The department chose to change its name it better represent the courses and majors offered.

According to a proposal presented to the EPCC, prospective students often search for majors titled criminal justice. Incorporating it into the title of the department will make the major easier to find.

In addition to changing the name, the number of required credit hours for both a criminal justice major and sociology major was lessened from 42 credit hours to 30. The number of credits required for a minor dropped from 21 to 15.

Many courses that were previously required for both majors will now be offered as electives. This gives students more control over the number of classes they chose to take within the major.

Only one class, Introduction to Human Service Systems, will be completely removed from the catalog. Concepts from the dropped class will be incorporated into other courses.

Several concentrations within the majors were also cut from the program. Sociology majors can currently graduate with a concentration in one of five areas. However, three of those, family concentration, minorities concentration and deviance concentration, are all being eliminated. According to the EPCC proposal, the minorities concentration will be replaced by a social justice concentration.

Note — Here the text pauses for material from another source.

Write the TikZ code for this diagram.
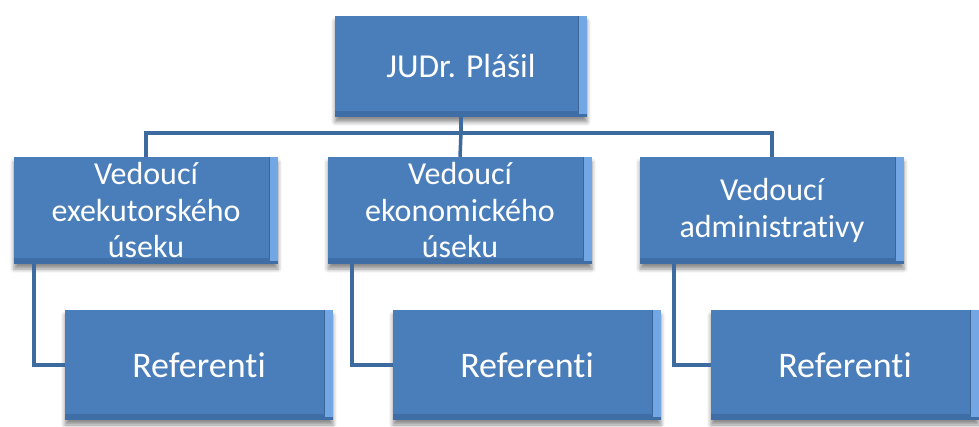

The other two being cut are similar very similar to concentrations offered with a criminal justice major and are better focused under that major.

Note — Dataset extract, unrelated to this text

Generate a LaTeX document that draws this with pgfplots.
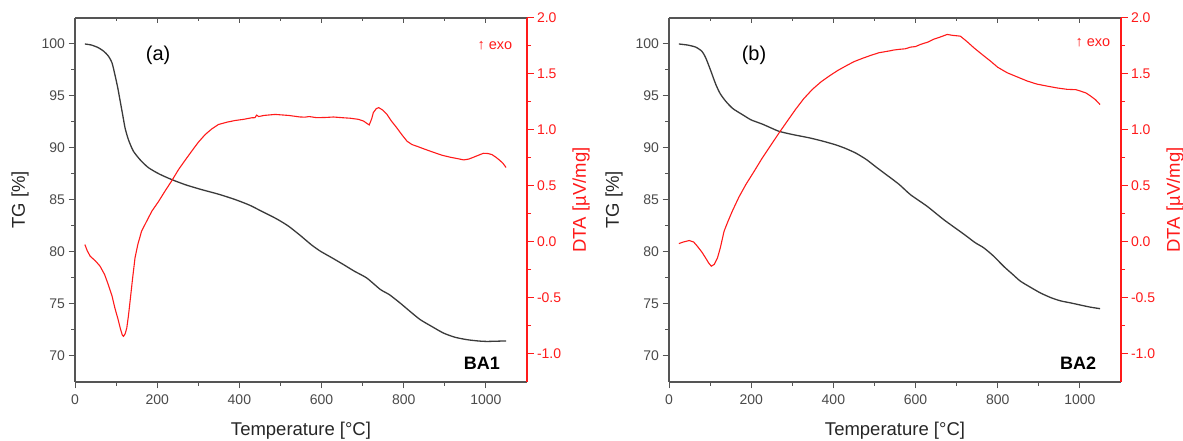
\documentclass[border=0pt]{standalone}
\usepackage{pgfplots}
\pgfplotsset{compat=1.18}
\usepackage{pgfplotstable}
\usepackage{fontspec}
\setmainfont{Liberation Sans}
\definecolor{axgray}{HTML}{555555}
\definecolor{tggray}{HTML}{3A3A3A}
\definecolor{lblgray}{HTML}{4A4A4A}
\definecolor{dtared}{HTML}{FF1A1A}

\pgfplotstableread{
T TG
24 100.0
40 99.9
57 99.64
70 99.3
81 98.85
90 98.2
97 97.07
104 95.8
110 94.5
116 93.2
122 91.9
130 90.8
142 89.7
160 88.8
179 88.1
205 87.5
235 86.97
270 86.45
308 86.0
350 85.55
390 85.04
425 84.5
455 83.9
490 83.2
519 82.5
548 81.6
575 80.7
597 80.08
625 79.45
653 78.8
680 78.15
710 77.5
743 76.4
765 75.9
791 75.1
815 74.3
840 73.5
870 72.8
897 72.2
925 71.8
954 71.57
980 71.45
1002 71.4
1049 71.45
}\tgA

\pgfplotstableread{
T D
24 -0.023
30 -0.08
37 -0.127
50 -0.17
61 -0.216
72 -0.29
81 -0.381
90 -0.48
97 -0.589
104 -0.68
110 -0.768
115 -0.83
118 -0.842
122 -0.82
126 -0.768
130 -0.66
134 -0.53
140 -0.33
146 -0.143
153 -0.02
162 0.096
175 0.19
187 0.275
203 0.36
219 0.454
236 0.55
252 0.647
268 0.73
284 0.811
300 0.89
317 0.96
333 1.01
349 1.049
370 1.07
390 1.085
410 1.095
430 1.109
438 1.11
442 1.133
447 1.12
460 1.13
487 1.139
520 1.13
548 1.116
560 1.115
570 1.12
588 1.11
610 1.112
629 1.116
650 1.11
670 1.105
690 1.095
702 1.08
716 1.045
722 1.1
726 1.155
733 1.19
739 1.2
748 1.18
759 1.14
770 1.08
783 1.02
795 0.96
808 0.90
820 0.87
832 0.855
850 0.83
873 0.80
893 0.775
913 0.757
930 0.745
946 0.733
958 0.74
970 0.757
982 0.775
994 0.792
1005 0.79
1015 0.78
1025 0.755
1035 0.725
1042 0.70
1049 0.665
}\dtaA

\pgfplotstableread{
T TG
24 100.0
45 99.9
65 99.7
80 99.3
89 98.7
100 97.6
114 96.1
125 95.2
138 94.5
155 93.8
179 93.2
200 92.7
227 92.3
250 91.9
268 91.6
300 91.3
341 90.98
375 90.65
406 90.3
430 89.95
455 89.5
480 88.9
503 88.2
530 87.4
560 86.5
588 85.5
628 84.4
669 83.1
718 81.7
745 80.9
766 80.4
790 79.6
815 78.6
835 77.9
855 77.2
880 76.6
904 76.06
930 75.6
953 75.3
978 75.1
1001 74.9
1025 74.7
1049 74.55
}\tgB

\pgfplotstableread{
T D
24 -0.014
35 0.0
49 0.013
60 0.0
69 -0.038
80 -0.09
89 -0.142
97 -0.19
103 -0.216
110 -0.2
118 -0.142
125 -0.05
134 0.096
143 0.18
154 0.275
170 0.4
187 0.513
207 0.63
227 0.75
248 0.865
268 0.975
288 1.08
308 1.184
328 1.28
349 1.363
370 1.43
390 1.482
410 1.53
430 1.571
450 1.61
471 1.64
490 1.665
511 1.69
535 1.705
547 1.714
560 1.72
575 1.725
588 1.74
600 1.745
612 1.764
630 1.785
644 1.81
660 1.83
677 1.853
690 1.845
709 1.838
725 1.79
742 1.734
760 1.68
782 1.616
800 1.56
823 1.511
850 1.47
872 1.437
895 1.41
920 1.392
945 1.375
969 1.363
990 1.36
1001 1.348
1015 1.33
1026 1.303
1038 1.27
1049 1.227
}\dtaB

\pgfplotsset{
  base/.style={scale only axis, width=452pt, height=364pt, xmin=0, xmax=1100,
    anchor=south west,
    /pgf/number format/assume math mode=true,
    /pgf/number format/1000 sep={},
    tick label style={font=\fontsize{14}{16}\selectfont},
    label style={font=\fontsize{18.5}{20}\selectfont},
    major tick length=6.5pt, minor tick length=4pt},
  tgaxis/.style={base, ymin=67.5, ymax=102.5,
    axis x line*=bottom, axis y line*=left, tick align=outside,
    xtick={0,200,...,1000}, minor x tick num=1,
    ytick={70,75,...,100}, minor y tick num=1,
    axis line style={axgray, line width=1.2pt},
    tick style={axgray, line width=1pt},
    tick label style={text=lblgray},
    xticklabel style={yshift=-3pt},
    xlabel={Temperature [°C]}, ylabel={TG [\%]},
    xlabel style={at={(axis description cs:0.5,0)}, anchor=center, yshift=-49pt, text=black!85},
    ylabel style={at={(axis description cs:0,0.5)}, anchor=center, yshift=55pt, text=black!85}},
  dtaaxis/.style={base, ymin=-1.25, ymax=2.0,
    axis y line*=right, axis x line=none, tick align=outside,
    ytick={-1,-0.5,0,0.5,1,1.5,2}, minor y tick num=1,
    axis line style={dtared, line width=1.2pt},
    tick style={dtared, line width=1pt},
    yticklabel style={text=dtared, /pgf/number format/.cd, fixed, fixed zerofill, precision=1},
    ylabel={DTA [µV/mg]},
    ylabel style={at={(axis description cs:1,0.5)}, anchor=center, yshift=-54pt, text=dtared}},
  topaxis/.style={base, ymin=0, ymax=1, axis x line*=top, axis y line=none,
    tick align=inside, xtick={0,200,...,1000}, minor x tick num=1, xticklabels={},
    major tick length=5.5pt, minor tick length=3.5pt,
    axis line style={axgray, line width=1.2pt}, tick style={axgray, line width=1pt}},
}

\begin{document}
\begin{tikzpicture}
% ---------- panel (a)
\begin{axis}[topaxis, at={(75pt,59pt)}]
\end{axis}
\begin{axis}[tgaxis, at={(75pt,59pt)}]
\addplot[tggray, line width=1.3pt, smooth, tension=0.4] table[x=T, y=TG] {\tgA};
\node[font=\fontsize{20}{22}\selectfont] at (rel axis cs:0.184,0.898) {(a)};
\node[anchor=east, font=\bfseries\fontsize{18}{20}\selectfont] at (rel axis cs:0.948,0.052) {BA1};
\node[anchor=east, text=dtared, font=\fontsize{14.5}{16}\selectfont] at (rel axis cs:0.975,0.923) {↑ exo};
\end{axis}
\begin{axis}[dtaaxis, at={(75pt,59pt)}]
\addplot[dtared, line width=1.1pt] table[x=T, y=D] {\dtaA};
\end{axis}
% ---------- panel (b)
\begin{axis}[topaxis, at={(669pt,59pt)}]
\end{axis}
\begin{axis}[tgaxis, at={(669pt,59pt)}]
\addplot[tggray, line width=1.3pt, smooth, tension=0.4] table[x=T, y=TG] {\tgB};
\node[font=\fontsize{20}{22}\selectfont] at (rel axis cs:0.188,0.898) {(b)};
\node[anchor=east, font=\bfseries\fontsize{18}{20}\selectfont] at (rel axis cs:0.953,0.052) {BA2};
\node[anchor=east, text=dtared, font=\fontsize{14.5}{16}\selectfont] at (rel axis cs:0.984,0.931) {↑ exo};
\end{axis}
\begin{axis}[dtaaxis, at={(669pt,59pt)}]
\addplot[dtared, line width=1.1pt] table[x=T, y=D] {\dtaB};
\end{axis}
\pgfresetboundingbox
\useasboundingbox (0,0) rectangle (1183pt,441pt);
\end{tikzpicture}
\end{document}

The class structure within the department will also look different next year. For example, the field experiences for all of the majors offered will be combined under one course title, rather than offering three individual courses. Several courses changed from CJ or Soc to SCJ courses. These changes were made to streamline the numbering system within the department.

Students have had mixed reactions about the changes brought forth by the Sociology department.

“I think that if this is what the department thinks will make the program more successful, then I am on their side for any changes they are willing to make,” sophomore Brandon Hommer, a criminal justice major, said.

Other students were not as happy about the alterations to the progam.

“My opinion is that they are downsizing the department, and it’s not fair,” junior Karen Hart, a criminal justice and sociology major said. “Because the economy is bad, it’s even more important to give students options and the best education possible. The things that are happening here are the opposite of what a liberal arts college is all about.”